Не ищите, не ждите возврата,
Не смущайтесь насмешкою злой,
Человечество все же богато
Лишь порукой добра круговой!
Цветаева заворожена особенно последними двумя строчками, повторяя (пропевая) их на все лады. Но из робкого — сказанного читателю — себе — “а может быть, только такие стихи и есть стихи?” постепенно рождается, что это стихи не профессионала, “ненастоящего поэта” (не-поэта). Цветаева сознательно зачеркивает возможность такой духовности в настоящем поэте, ибо вместо действительно не-стихов монашки могла бы привести в пример лермонтовскую “Молитву” (“Не обвиняй меня, всесильный…”), целые “духовные” циклы Плещеева или, в конце концов, тютчевское, хрестоматийное “Кто душу положил за други и до конца все претерпел” — чем не “круговая порука добра”? Но Цветаева этого не делает. Это разрушило бы ее концепцию: “Найдите мне поэта без Пугачева! Без Самозванца! Без корсиканца! — внутри ”, “Нет страсти к преступившему — не поэт” (“Пушкин и Пугачев”).

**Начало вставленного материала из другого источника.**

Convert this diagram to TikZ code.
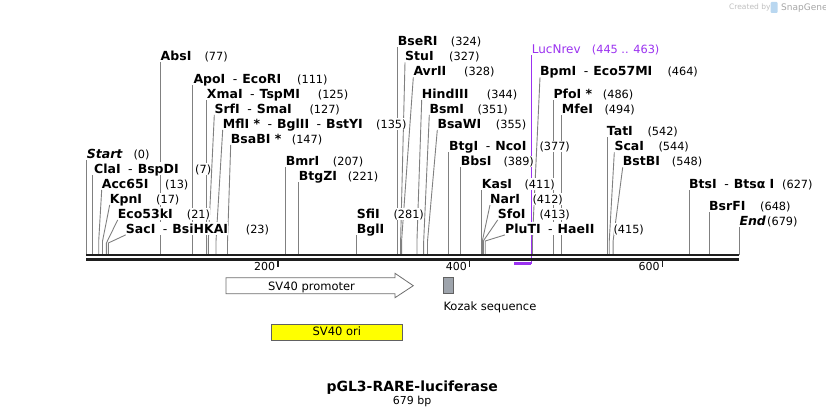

Но может быть, Цветаева снимает ответственность с поэта, потому что он лишь раб этих самых стихий? Нет. Не снимает. “Состояние творчества есть состояние сновидения, когда ты вдруг, повинуясь неизвестной необходимости, поджигаешь дом или сталкиваешь с горы приятеля. Твой ли это поступок? Явно — твой (спишь, снишь ведь ты!). Твой — на полной свободе, поступок тебя без совести, тебя — природы”. В одержимости поэта той или иной стихией ей видится “удар узнавания”, иначе говоря, стихия вселяется именно та, к которой поэт внутренне готов, “своя”, родная стихия.